# WHAT YOU ARE ASKED TO DO
Pictures stay out of the copy; set down each line of the listing below exactly.

# SUPPLIED INFORMATION
++++++

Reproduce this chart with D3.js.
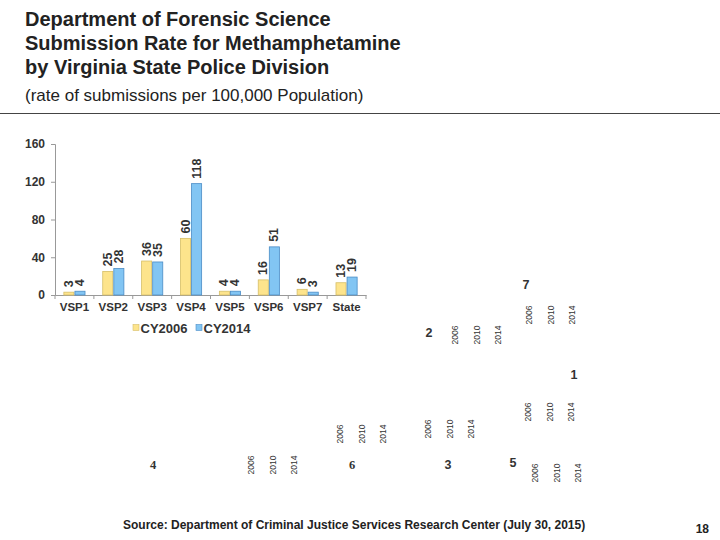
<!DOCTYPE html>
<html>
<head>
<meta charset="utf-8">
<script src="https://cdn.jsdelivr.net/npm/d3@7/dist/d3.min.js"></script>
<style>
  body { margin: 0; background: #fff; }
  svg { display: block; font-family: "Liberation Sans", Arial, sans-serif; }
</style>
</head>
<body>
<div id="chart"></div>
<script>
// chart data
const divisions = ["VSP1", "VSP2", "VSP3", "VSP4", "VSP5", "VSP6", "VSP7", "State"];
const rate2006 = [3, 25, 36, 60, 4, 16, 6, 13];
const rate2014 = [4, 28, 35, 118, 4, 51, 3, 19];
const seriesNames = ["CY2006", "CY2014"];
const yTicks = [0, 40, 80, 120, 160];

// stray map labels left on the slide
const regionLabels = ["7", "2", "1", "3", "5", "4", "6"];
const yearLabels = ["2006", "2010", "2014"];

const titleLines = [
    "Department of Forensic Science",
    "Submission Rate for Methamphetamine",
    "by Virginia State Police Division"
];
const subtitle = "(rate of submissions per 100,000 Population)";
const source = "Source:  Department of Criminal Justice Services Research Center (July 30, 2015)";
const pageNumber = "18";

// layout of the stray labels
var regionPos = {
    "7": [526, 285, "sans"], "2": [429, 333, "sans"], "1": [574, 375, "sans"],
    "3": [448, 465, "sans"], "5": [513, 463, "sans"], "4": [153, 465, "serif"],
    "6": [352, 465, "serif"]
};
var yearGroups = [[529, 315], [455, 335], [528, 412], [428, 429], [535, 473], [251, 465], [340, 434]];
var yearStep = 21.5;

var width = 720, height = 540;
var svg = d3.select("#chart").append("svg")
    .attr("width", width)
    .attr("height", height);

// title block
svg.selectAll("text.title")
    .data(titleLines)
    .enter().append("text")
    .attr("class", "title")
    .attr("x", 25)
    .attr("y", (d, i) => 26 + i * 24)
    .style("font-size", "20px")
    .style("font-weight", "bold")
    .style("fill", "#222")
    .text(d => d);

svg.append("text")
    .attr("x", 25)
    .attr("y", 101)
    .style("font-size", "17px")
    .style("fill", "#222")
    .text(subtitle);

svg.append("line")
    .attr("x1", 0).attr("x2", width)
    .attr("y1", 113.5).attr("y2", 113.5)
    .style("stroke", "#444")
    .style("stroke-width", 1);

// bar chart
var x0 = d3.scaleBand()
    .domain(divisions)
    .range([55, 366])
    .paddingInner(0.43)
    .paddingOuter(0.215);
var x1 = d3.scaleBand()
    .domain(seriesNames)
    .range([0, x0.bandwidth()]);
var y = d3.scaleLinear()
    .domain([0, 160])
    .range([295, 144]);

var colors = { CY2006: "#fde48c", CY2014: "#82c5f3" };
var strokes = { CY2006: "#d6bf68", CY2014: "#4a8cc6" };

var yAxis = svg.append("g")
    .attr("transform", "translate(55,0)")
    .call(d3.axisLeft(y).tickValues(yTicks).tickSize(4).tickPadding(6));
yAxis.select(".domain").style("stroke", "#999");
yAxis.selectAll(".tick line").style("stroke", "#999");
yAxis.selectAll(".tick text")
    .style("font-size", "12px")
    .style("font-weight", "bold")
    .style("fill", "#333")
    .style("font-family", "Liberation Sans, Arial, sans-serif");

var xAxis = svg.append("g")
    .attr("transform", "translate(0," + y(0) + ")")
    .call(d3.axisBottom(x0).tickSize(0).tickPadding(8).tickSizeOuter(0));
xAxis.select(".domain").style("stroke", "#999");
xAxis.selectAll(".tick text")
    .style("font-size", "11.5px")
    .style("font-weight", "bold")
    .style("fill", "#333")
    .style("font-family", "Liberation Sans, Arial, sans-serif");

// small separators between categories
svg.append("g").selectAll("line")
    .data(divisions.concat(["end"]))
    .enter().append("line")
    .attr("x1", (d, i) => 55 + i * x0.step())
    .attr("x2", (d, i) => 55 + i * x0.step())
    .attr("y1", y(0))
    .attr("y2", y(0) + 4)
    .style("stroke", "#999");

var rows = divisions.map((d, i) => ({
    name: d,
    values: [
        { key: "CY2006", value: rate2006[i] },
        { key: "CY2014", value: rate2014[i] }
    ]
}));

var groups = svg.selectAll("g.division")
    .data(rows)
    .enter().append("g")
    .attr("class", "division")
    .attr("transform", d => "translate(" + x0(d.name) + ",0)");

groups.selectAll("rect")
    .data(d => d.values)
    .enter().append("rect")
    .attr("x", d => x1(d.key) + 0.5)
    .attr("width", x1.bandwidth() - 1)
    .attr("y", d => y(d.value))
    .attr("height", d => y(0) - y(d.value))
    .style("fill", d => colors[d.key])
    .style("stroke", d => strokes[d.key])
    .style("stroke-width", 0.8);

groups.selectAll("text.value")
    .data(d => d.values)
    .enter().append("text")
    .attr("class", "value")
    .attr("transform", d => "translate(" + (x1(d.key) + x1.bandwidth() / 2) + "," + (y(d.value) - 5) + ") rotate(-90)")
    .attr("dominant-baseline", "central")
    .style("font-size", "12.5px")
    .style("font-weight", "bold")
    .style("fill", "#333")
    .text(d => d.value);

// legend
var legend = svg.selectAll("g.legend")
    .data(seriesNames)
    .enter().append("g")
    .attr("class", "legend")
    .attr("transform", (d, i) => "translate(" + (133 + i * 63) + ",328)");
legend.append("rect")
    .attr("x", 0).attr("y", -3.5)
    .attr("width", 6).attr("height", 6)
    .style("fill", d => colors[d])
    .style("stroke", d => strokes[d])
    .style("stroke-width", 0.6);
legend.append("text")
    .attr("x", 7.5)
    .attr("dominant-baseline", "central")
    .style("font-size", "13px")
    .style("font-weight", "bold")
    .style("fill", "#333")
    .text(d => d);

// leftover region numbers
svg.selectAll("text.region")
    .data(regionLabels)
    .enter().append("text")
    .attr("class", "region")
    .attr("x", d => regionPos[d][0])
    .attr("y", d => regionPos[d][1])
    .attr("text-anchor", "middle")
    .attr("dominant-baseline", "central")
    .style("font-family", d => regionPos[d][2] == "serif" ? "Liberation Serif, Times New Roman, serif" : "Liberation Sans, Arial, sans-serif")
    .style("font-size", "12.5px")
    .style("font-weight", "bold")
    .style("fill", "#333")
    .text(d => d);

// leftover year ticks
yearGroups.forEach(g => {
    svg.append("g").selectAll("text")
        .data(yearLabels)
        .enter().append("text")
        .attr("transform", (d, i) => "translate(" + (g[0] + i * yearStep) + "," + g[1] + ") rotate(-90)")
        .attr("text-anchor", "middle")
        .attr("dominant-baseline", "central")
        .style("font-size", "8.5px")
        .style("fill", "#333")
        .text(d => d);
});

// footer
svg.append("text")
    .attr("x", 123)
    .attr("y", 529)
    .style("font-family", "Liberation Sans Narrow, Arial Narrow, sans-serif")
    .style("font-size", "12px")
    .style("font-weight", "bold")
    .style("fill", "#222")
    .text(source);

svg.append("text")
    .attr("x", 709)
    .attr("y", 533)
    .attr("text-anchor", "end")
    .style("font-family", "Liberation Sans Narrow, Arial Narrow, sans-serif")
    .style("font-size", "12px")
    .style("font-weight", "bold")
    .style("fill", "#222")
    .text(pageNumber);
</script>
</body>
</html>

++++++

# RESPONSE TO THIS TASK
Reproduce this chart with D3.js.
<!DOCTYPE html>
<html>
<head>
<meta charset="utf-8">
<script src="https://cdn.jsdelivr.net/npm/d3@7/dist/d3.min.js"></script>
<style>
  body { margin: 0; background: #fff; }
  svg { display: block; font-family: "Liberation Sans", Arial, sans-serif; }
</style>
</head>
<body>
<div id="chart"></div>
<script>
// chart data
const divisions = ["VSP1", "VSP2", "VSP3", "VSP4", "VSP5", "VSP6", "VSP7", "State"];
const rate2006 = [3, 25, 36, 60, 4, 16, 6, 13];
const rate2014 = [4, 28, 35, 118, 4, 51, 3, 19];
const seriesNames = ["CY2006", "CY2014"];
const yTicks = [0, 40, 80, 120, 160];

// stray map labels left on the slide
const regionLabels = ["7", "2", "1", "3", "5", "4", "6"];
const yearLabels = ["2006", "2010", "2014"];

const titleLines = [
    "Department of Forensic Science",
    "Submission Rate for Methamphetamine",
    "by Virginia State Police Division"
];
const subtitle = "(rate of submissions per 100,000 Population)";
const source = "Source:  Department of Criminal Justice Services Research Center (July 30, 2015)";
const pageNumber = "18";

// layout of the stray labels
var regionPos = {
    "7": [526, 285, "sans"], "2": [429, 333, "sans"], "1": [574, 375, "sans"],
    "3": [448, 465, "sans"], "5": [513, 463, "sans"], "4": [153, 465, "serif"],
    "6": [352, 465, "serif"]
};
var yearGroups = [[529, 315], [455, 335], [528, 412], [428, 429], [535, 473], [251, 465], [340, 434]];
var yearStep = 21.5;

var width = 720, height = 540;
var svg = d3.select("#chart").append("svg")
    .attr("width", width)
    .attr("height", height);

// title block
svg.selectAll("text.title")
    .data(titleLines)
    .enter().append("text")
    .attr("class", "title")
    .attr("x", 25)
    .attr("y", (d, i) => 26 + i * 24)
    .style("font-size", "20px")
    .style("font-weight", "bold")
    .style("fill", "#222")
    .text(d => d);

svg.append("text")
    .attr("x", 25)
    .attr("y", 101)
    .style("font-size", "17px")
    .style("fill", "#222")
    .text(subtitle);

svg.append("line")
    .attr("x1", 0).attr("x2", width)
    .attr("y1", 113.5).attr("y2", 113.5)
    .style("stroke", "#444")
    .style("stroke-width", 1);

// bar chart
var x0 = d3.scaleBand()
    .domain(divisions)
    .range([55, 366])
    .paddingInner(0.43)
    .paddingOuter(0.215);
var x1 = d3.scaleBand()
    .domain(seriesNames)
    .range([0, x0.bandwidth()]);
var y = d3.scaleLinear()
    .domain([0, 160])
    .range([295, 144]);

var colors = { CY2006: "#fde48c", CY2014: "#82c5f3" };
var strokes = { CY2006: "#d6bf68", CY2014: "#4a8cc6" };

var yAxis = svg.append("g")
    .attr("transform", "translate(55,0)")
    .call(d3.axisLeft(y).tickValues(yTicks).tickSize(4).tickPadding(6));
yAxis.select(".domain").style("stroke", "#999");
yAxis.selectAll(".tick line").style("stroke", "#999");
yAxis.selectAll(".tick text")
    .style("font-size", "12px")
    .style("font-weight", "bold")
    .style("fill", "#333")
    .style("font-family", "Liberation Sans, Arial, sans-serif");

var xAxis = svg.append("g")
    .attr("transform", "translate(0," + y(0) + ")")
    .call(d3.axisBottom(x0).tickSize(0).tickPadding(8).tickSizeOuter(0));
xAxis.select(".domain").style("stroke", "#999");
xAxis.selectAll(".tick text")
    .style("font-size", "11.5px")
    .style("font-weight", "bold")
    .style("fill", "#333")
    .style("font-family", "Liberation Sans, Arial, sans-serif");

// small separators between categories
svg.append("g").selectAll("line")
    .data(divisions.concat(["end"]))
    .enter().append("line")
    .attr("x1", (d, i) => 55 + i * x0.step())
    .attr("x2", (d, i) => 55 + i * x0.step())
    .attr("y1", y(0))
    .attr("y2", y(0) + 4)
    .style("stroke", "#999");

var rows = divisions.map((d, i) => ({
    name: d,
    values: [
        { key: "CY2006", value: rate2006[i] },
        { key: "CY2014", value: rate2014[i] }
    ]
}));

var groups = svg.selectAll("g.division")
    .data(rows)
    .enter().append("g")
    .attr("class", "division")
    .attr("transform", d => "translate(" + x0(d.name) + ",0)");

groups.selectAll("rect")
    .data(d => d.values)
    .enter().append("rect")
    .attr("x", d => x1(d.key) + 0.5)
    .attr("width", x1.bandwidth() - 1)
    .attr("y", d => y(d.value))
    .attr("height", d => y(0) - y(d.value))
    .style("fill", d => colors[d.key])
    .style("stroke", d => strokes[d.key])
    .style("stroke-width", 0.8);

groups.selectAll("text.value")
    .data(d => d.values)
    .enter().append("text")
    .attr("class", "value")
    .attr("transform", d => "translate(" + (x1(d.key) + x1.bandwidth() / 2) + "," + (y(d.value) - 5) + ") rotate(-90)")
    .attr("dominant-baseline", "central")
    .style("font-size", "12.5px")
    .style("font-weight", "bold")
    .style("fill", "#333")
    .text(d => d.value);

// legend
var legend = svg.selectAll("g.legend")
    .data(seriesNames)
    .enter().append("g")
    .attr("class", "legend")
    .attr("transform", (d, i) => "translate(" + (133 + i * 63) + ",328)");
legend.append("rect")
    .attr("x", 0).attr("y", -3.5)
    .attr("width", 6).attr("height", 6)
    .style("fill", d => colors[d])
    .style("stroke", d => strokes[d])
    .style("stroke-width", 0.6);
legend.append("text")
    .attr("x", 7.5)
    .attr("dominant-baseline", "central")
    .style("font-size", "13px")
    .style("font-weight", "bold")
    .style("fill", "#333")
    .text(d => d);

// leftover region numbers
svg.selectAll("text.region")
    .data(regionLabels)
    .enter().append("text")
    .attr("class", "region")
    .attr("x", d => regionPos[d][0])
    .attr("y", d => regionPos[d][1])
    .attr("text-anchor", "middle")
    .attr("dominant-baseline", "central")
    .style("font-family", d => regionPos[d][2] == "serif" ? "Liberation Serif, Times New Roman, serif" : "Liberation Sans, Arial, sans-serif")
    .style("font-size", "12.5px")
    .style("font-weight", "bold")
    .style("fill", "#333")
    .text(d => d);

// leftover year ticks
yearGroups.forEach(g => {
    svg.append("g").selectAll("text")
        .data(yearLabels)
        .enter().append("text")
        .attr("transform", (d, i) => "translate(" + (g[0] + i * yearStep) + "," + g[1] + ") rotate(-90)")
        .attr("text-anchor", "middle")
        .attr("dominant-baseline", "central")
        .style("font-size", "8.5px")
        .style("fill", "#333")
        .text(d => d);
});

// footer
svg.append("text")
    .attr("x", 123)
    .attr("y", 529)
    .style("font-family", "Liberation Sans Narrow, Arial Narrow, sans-serif")
    .style("font-size", "12px")
    .style("font-weight", "bold")
    .style("fill", "#222")
    .text(source);

svg.append("text")
    .attr("x", 709)
    .attr("y", 533)
    .attr("text-anchor", "end")
    .style("font-family", "Liberation Sans Narrow, Arial Narrow, sans-serif")
    .style("font-size", "12px")
    .style("font-weight", "bold")
    .style("fill", "#222")
    .text(pageNumber);
</script>
</body>
</html>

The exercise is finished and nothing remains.